19 September 2016 | last updated: 12 July 2018

Following an 18-month long campaign at King's College London, Graduate Teaching Assistants (GTAs) at the university have won a 20% pay increase for marking, among other concessions.

Like many universities, King's College London is heavily reliant on GTAs, a manifestation of the general level of casualization in the HE sector, in which over 60% of workers are 'partially' employed.

Inspired by the Fractionals for Fair Pay group at SOAS, student teachers at King's College London launched a campaign of their own in 2015, beginning with a survey of over 400 GTAs, which found that 96% of King's GTAs regularly work overtime for nothing.

This survey (which was covered in the Times Higher Education supplement) was followed by threats of marking boycott in 2016, with GTAs refusing to mark coursework and summer exams until they were paid fairly.

Under pressure from the campaign, which received joint support from the local UCU branch and student union (with a further motion of solidarity from Unison), King's management acquiesced to the following concessions:

  • 20% increase in pay for essay marking (from 5000 words per hour to 4000).
  • Double pay for preparation time (from a 1:1 ratio with teaching hours to 2:1).
  • The establishment of an elected representational body for GTAs, with the right to send representatives to senior staff and management meetings to discuss issues relating to casual staff.
  • Improvements to GTAs' training, with a greater emphasis on best practice for marking and teaching.

Despite falling short of the campaign's original demands, this offer is still a significant victory. Joe Attard, Film Studies GTA and member of the UCU local executive at King's College London argued that the campaign's success demonstrates the value of direct action and cross-union support in pay disputes.

"We weren't taken seriously until we combined the reputational damage from the survey with the threat of a marking boycott.," he said. "It was only then, and with the urging of three separate unions, that we were invited to the negotiation table."

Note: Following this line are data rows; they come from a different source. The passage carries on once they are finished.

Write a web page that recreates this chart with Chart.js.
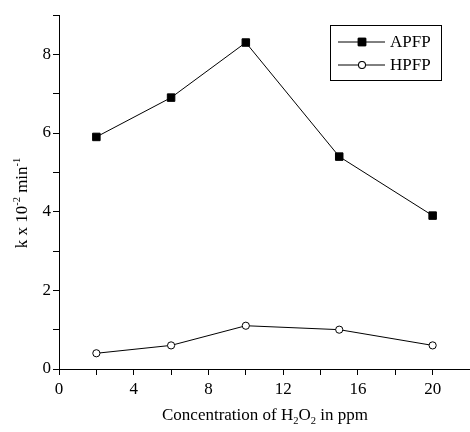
<!DOCTYPE html>
<html>
<head>
<meta charset="utf-8">
<script src="https://cdn.jsdelivr.net/npm/chart.js@4/dist/chart.umd.min.js"></script>
<style>
  html, body { margin: 0; padding: 0; background: #fff; }
  #wrap { width: 470px; height: 432px; }
</style>
</head>
<body>
<div id="wrap"><canvas id="rateChart" width="470" height="432"></canvas></div>
<script>
// data
const concentration = [2, 6, 10, 15, 20];
const apfp = [5.9, 6.9, 8.3, 5.4, 3.9];
const hpfp = [0.4, 0.6, 1.1, 1.0, 0.6];
const xTickLabels = [0, 4, 8, 12, 16, 20];
const yTickLabels = [0, 2, 4, 6, 8];

const FONT = "Liberation Serif, serif";
Chart.defaults.font.family = FONT;
Chart.defaults.font.size = 17;
Chart.defaults.color = "#000";

// draws text made of normal / sup / sub pieces, centered on (cx, cy baseline)
function richText(ctx, parts, cx, cy, size) {
    let total = 0;
    parts.forEach(p => {
        ctx.font = (p.s ? size * 0.62 : size) + "px " + FONT;
        p.w = ctx.measureText(p.t).width;
        total += p.w;
    });
    let x = cx - total / 2;
    parts.forEach(p => {
        ctx.font = (p.s ? size * 0.62 : size) + "px " + FONT;
        let dy = p.s === "sup" ? -size * 0.42 : p.s === "sub" ? size * 0.22 : 0;
        ctx.fillText(p.t, x, cy + dy);
        x += p.w;
    });
}

const extras = {
    id: "extras",
    afterDraw(chart) {
        const ctx = chart.ctx;
        ctx.save();
        ctx.fillStyle = "#000";
        ctx.textAlign = "left";
        ctx.textBaseline = "alphabetic";

        // x title
        richText(ctx, [
            { t: "Concentration of H" }, { t: "2", s: "sub" },
            { t: "O" }, { t: "2", s: "sub" }, { t: " in ppm" }
        ], 265, 420, 17);

        // y title
        ctx.save();
        ctx.translate(27, 203);
        ctx.rotate(-Math.PI / 2);
        richText(ctx, [
            { t: "k x 10" }, { t: "-2", s: "sup" },
            { t: " min" }, { t: "-1", s: "sup" }
        ], 0, 0, 17);
        ctx.restore();

        // legend box
        const bx = 330, by = 25, bw = 111, bh = 55;
        ctx.strokeStyle = "#000";
        ctx.lineWidth = 1;
        ctx.strokeRect(bx + 0.5, by + 0.5, bw, bh);
        chart.data.datasets.forEach((ds, i) => {
            const y = by + 17 + i * 23;
            ctx.beginPath();
            ctx.moveTo(bx + 8, y);
            ctx.lineTo(bx + 55, y);
            ctx.strokeStyle = ds.borderColor;
            ctx.stroke();
            Chart.helpers.drawPoint(ctx, {
                pointStyle: ds.pointStyle,
                radius: ds.pointRadius,
                borderWidth: 1
            }, bx + 32, y);
            ctx.fillStyle = ds.pointBackgroundColor;
            ctx.strokeStyle = "#000";
            ctx.fill();
            ctx.stroke();
            ctx.fillStyle = "#000";
            ctx.font = "17px " + FONT;
            ctx.textBaseline = "middle";
            ctx.fillText(ds.label, bx + 60, y + 1);
        });
        ctx.restore();
    }
};

new Chart(document.getElementById("rateChart"), {
    type: "line",
    data: {
        datasets: [
            {
                label: "APFP",
                data: concentration.map((x, i) => ({ x: x, y: apfp[i] })),
                borderColor: "#000",
                borderWidth: 1,
                pointStyle: "rect",
                pointRadius: 5.3,
                pointBackgroundColor: "#000",
                pointBorderColor: "#000",
                pointBorderWidth: 1
            },
            {
                label: "HPFP",
                data: concentration.map((x, i) => ({ x: x, y: hpfp[i] })),
                borderColor: "#000",
                borderWidth: 1,
                pointStyle: "circle",
                pointRadius: 3.6,
                pointBackgroundColor: "#fff",
                pointBorderColor: "#000",
                pointBorderWidth: 1
            }
        ]
    },
    options: {
        responsive: false,
        animation: false,
        layout: { autoPadding: false, padding: { top: 15, right: 0, left: 0, bottom: 0 } },
        plugins: { legend: { display: false }, tooltip: { enabled: false } },
        scales: {
            x: {
                type: "linear",
                min: 0,
                max: 22,
                afterBuildTicks: s => { s.ticks = s.ticks.filter(t => t.value <= 20); },
                afterFit: s => { s.height = 63; s.paddingRight = 0; s.paddingLeft = 0; },
                grid: { drawOnChartArea: false, drawTicks: true, tickLength: 6, color: "#000" },
                border: { color: "#000", width: 1 },
                ticks: {
                    stepSize: 2,
                    autoSkip: false,
                    maxRotation: 0,
                    padding: 4,
                    color: "#000",
                    font: { family: FONT, size: 17 },
                    callback: v => xTickLabels.includes(v) ? v : ""
                }
            },
            y: {
                min: 0,
                max: 9,
                afterFit: s => { s.width = 59; s.paddingTop = 0; s.paddingBottom = 0; },
                grid: { drawOnChartArea: false, drawTicks: true, tickLength: 6, color: "#000" },
                border: { color: "#000", width: 1 },
                ticks: {
                    stepSize: 1,
                    padding: 2,
                    color: "#000",
                    font: { family: FONT, size: 17 },
                    callback: v => yTickLabels.includes(v) ? v : ""
                }
            }
        }
    },
    plugins: [extras]
});
</script>
</body>
</html>
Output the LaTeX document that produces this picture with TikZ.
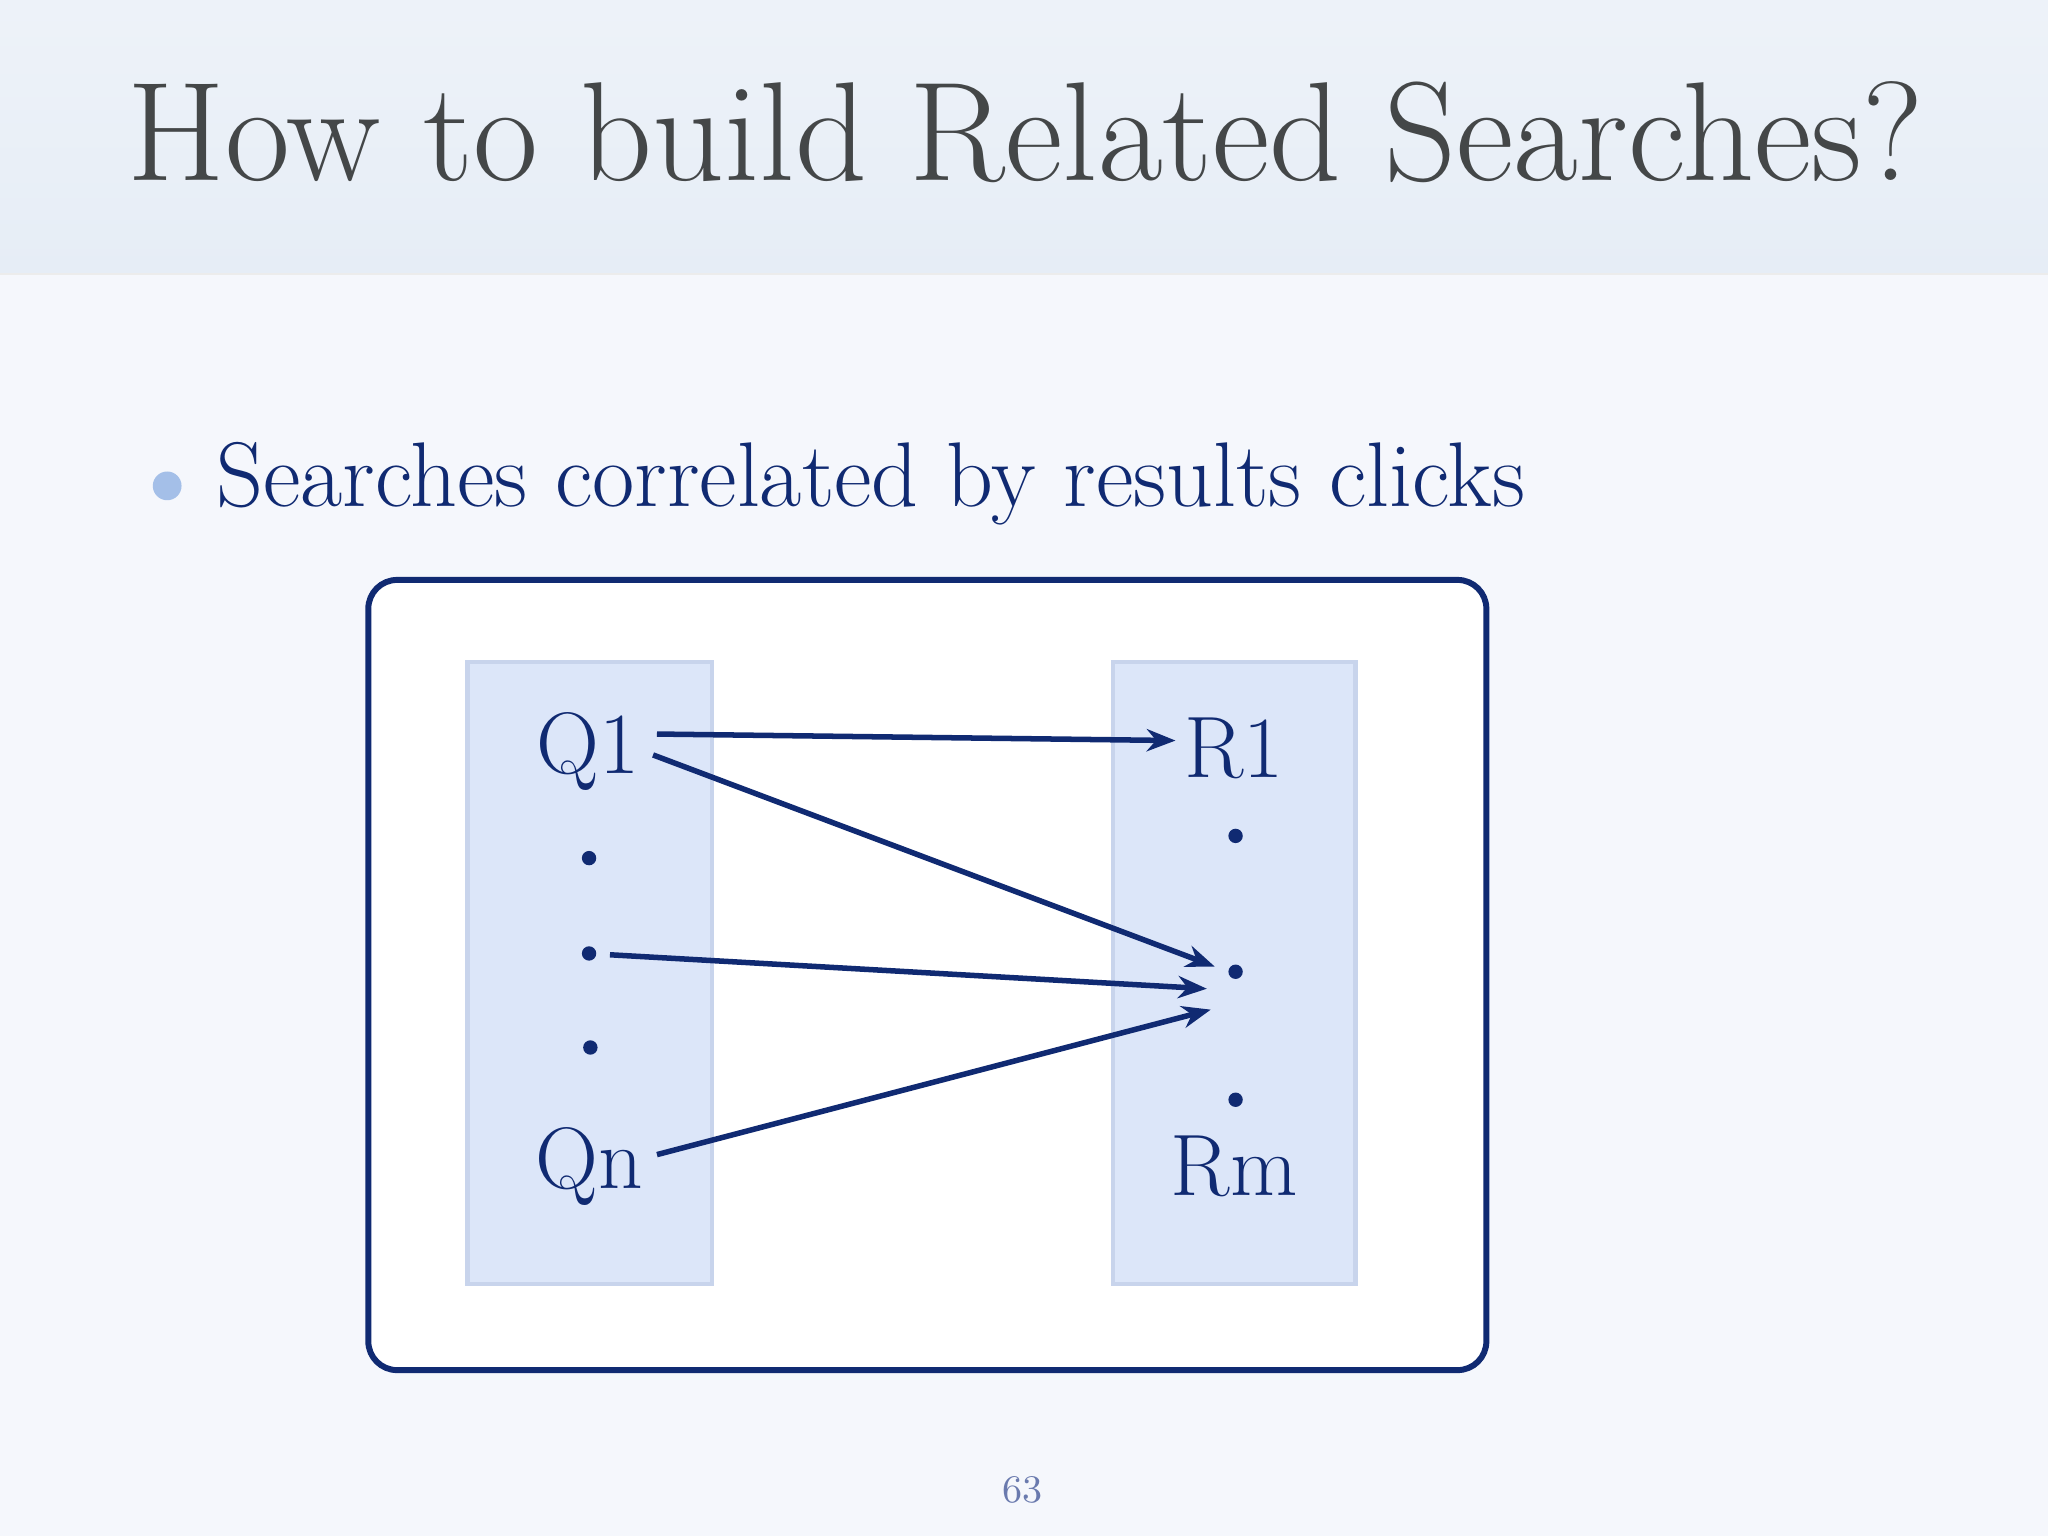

"I'm very clear on College's dismissive attitude of casuals. At one stage, they were trying to rebrand us as 'apprentices' - despite the fact we receive very minimal training (none of it paid). However, the fact is that the rampant casualization they've invited is their undoing: they can't do without us, which is what made the assertive approach so effective."

Campaigners pledge that these gains will be built upon in coming months, involving other casual staff (such as teaching fellows and hourly-paid lecturers) as well as extending support to exploited casuals at other universities.